→ **Objective**
Look for the string "matplotlib" and copy every line that has it.

→ **Dataset section**
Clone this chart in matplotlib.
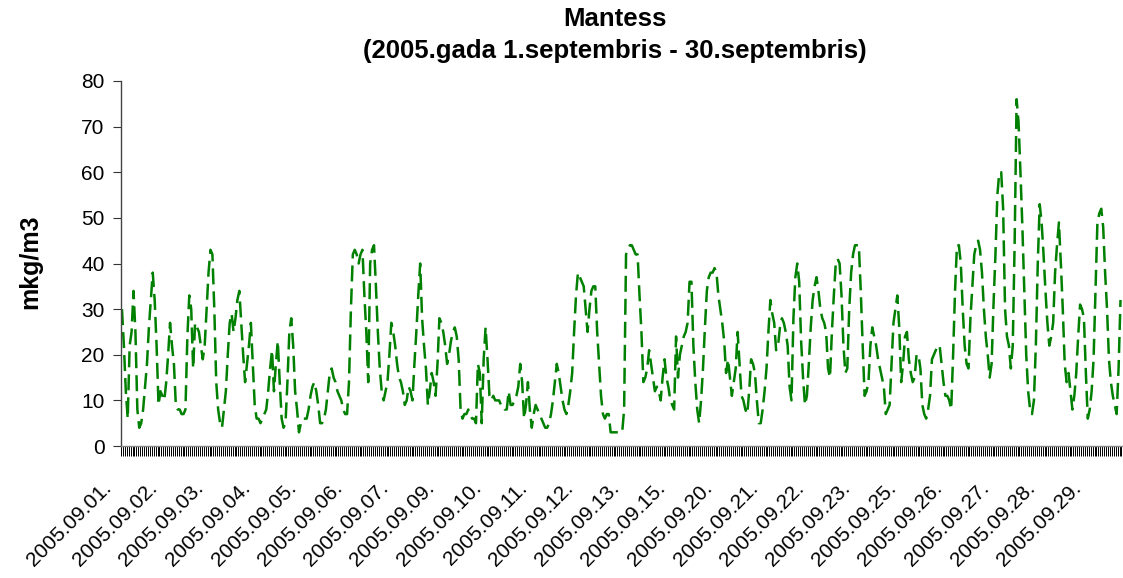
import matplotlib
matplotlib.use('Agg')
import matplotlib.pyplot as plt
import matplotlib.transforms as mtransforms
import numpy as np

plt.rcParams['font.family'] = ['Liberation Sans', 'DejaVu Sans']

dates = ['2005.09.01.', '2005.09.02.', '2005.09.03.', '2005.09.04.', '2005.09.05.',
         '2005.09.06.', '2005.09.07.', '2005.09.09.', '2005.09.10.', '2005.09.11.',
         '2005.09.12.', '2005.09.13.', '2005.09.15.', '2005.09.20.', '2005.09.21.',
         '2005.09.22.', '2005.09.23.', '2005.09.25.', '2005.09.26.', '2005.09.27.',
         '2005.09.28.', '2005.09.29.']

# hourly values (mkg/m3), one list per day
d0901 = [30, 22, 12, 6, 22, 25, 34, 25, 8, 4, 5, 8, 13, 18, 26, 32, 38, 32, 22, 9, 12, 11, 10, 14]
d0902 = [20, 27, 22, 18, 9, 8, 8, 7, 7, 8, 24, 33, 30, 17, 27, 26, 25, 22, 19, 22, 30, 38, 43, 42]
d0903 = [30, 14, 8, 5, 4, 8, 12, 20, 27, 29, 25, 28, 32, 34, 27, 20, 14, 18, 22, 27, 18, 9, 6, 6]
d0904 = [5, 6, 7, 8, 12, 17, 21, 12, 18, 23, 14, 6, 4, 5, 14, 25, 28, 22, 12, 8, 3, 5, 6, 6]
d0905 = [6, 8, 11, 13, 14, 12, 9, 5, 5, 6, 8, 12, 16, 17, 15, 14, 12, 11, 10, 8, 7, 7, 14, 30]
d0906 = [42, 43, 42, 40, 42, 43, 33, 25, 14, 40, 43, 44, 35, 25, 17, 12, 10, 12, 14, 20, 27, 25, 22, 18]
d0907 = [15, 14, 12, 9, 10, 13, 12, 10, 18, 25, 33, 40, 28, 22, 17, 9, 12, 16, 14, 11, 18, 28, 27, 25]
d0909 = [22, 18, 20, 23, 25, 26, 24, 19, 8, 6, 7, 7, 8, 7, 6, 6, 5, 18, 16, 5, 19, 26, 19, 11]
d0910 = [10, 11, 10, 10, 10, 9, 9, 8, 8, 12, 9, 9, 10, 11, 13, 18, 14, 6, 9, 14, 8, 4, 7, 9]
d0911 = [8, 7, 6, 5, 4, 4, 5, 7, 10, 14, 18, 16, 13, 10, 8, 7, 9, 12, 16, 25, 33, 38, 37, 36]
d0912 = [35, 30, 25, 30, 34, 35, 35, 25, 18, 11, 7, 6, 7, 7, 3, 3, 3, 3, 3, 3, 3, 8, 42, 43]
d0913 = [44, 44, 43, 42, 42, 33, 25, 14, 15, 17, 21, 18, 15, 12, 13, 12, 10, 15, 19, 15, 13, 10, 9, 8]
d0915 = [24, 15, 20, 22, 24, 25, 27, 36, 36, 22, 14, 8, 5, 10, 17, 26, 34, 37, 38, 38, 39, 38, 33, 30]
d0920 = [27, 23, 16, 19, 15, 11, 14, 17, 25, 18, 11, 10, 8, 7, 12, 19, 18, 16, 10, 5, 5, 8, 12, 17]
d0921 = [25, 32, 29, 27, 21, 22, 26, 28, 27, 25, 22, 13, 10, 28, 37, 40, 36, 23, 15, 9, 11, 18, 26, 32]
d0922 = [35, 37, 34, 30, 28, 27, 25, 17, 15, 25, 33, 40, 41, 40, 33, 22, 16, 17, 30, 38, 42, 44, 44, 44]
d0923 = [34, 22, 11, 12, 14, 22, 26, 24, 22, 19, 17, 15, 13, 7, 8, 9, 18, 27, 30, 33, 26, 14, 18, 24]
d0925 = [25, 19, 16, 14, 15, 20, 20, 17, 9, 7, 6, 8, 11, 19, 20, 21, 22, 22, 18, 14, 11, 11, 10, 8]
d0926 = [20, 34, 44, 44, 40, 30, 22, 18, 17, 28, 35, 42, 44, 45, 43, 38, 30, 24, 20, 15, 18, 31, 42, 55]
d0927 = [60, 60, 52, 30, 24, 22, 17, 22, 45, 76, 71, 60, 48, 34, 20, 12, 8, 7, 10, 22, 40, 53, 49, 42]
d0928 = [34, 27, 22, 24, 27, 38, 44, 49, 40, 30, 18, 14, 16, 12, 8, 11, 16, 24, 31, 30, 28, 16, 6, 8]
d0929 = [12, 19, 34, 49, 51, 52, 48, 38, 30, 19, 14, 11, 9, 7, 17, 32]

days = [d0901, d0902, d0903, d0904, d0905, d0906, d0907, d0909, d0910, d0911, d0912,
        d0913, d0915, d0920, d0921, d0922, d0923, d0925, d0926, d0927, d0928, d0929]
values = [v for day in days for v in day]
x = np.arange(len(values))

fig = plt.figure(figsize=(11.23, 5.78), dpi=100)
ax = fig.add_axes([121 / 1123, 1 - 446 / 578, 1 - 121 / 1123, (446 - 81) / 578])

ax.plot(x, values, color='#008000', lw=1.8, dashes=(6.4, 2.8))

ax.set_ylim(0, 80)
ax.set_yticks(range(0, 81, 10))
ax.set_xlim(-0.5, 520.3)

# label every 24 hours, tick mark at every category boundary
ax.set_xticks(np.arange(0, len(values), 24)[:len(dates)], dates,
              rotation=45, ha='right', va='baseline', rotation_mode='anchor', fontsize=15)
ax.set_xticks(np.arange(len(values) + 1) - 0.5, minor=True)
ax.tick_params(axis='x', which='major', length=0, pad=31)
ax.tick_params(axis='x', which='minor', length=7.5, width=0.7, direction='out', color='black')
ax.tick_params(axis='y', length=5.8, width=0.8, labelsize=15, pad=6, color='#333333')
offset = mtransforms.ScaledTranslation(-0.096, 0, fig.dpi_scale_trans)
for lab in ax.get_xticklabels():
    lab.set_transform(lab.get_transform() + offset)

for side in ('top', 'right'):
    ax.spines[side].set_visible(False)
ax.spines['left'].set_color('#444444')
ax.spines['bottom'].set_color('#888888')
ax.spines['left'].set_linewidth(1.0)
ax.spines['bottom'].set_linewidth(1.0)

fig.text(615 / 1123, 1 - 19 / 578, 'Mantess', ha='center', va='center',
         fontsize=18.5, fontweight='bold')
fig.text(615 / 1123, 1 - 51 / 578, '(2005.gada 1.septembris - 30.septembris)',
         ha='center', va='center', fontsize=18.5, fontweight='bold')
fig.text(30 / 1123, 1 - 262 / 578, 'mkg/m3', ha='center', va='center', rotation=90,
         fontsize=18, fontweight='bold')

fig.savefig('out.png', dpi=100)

→ **Solution to this exercise**
Clone this chart in matplotlib.
import matplotlib
matplotlib.use('Agg')
import matplotlib.pyplot as plt
import matplotlib.transforms as mtransforms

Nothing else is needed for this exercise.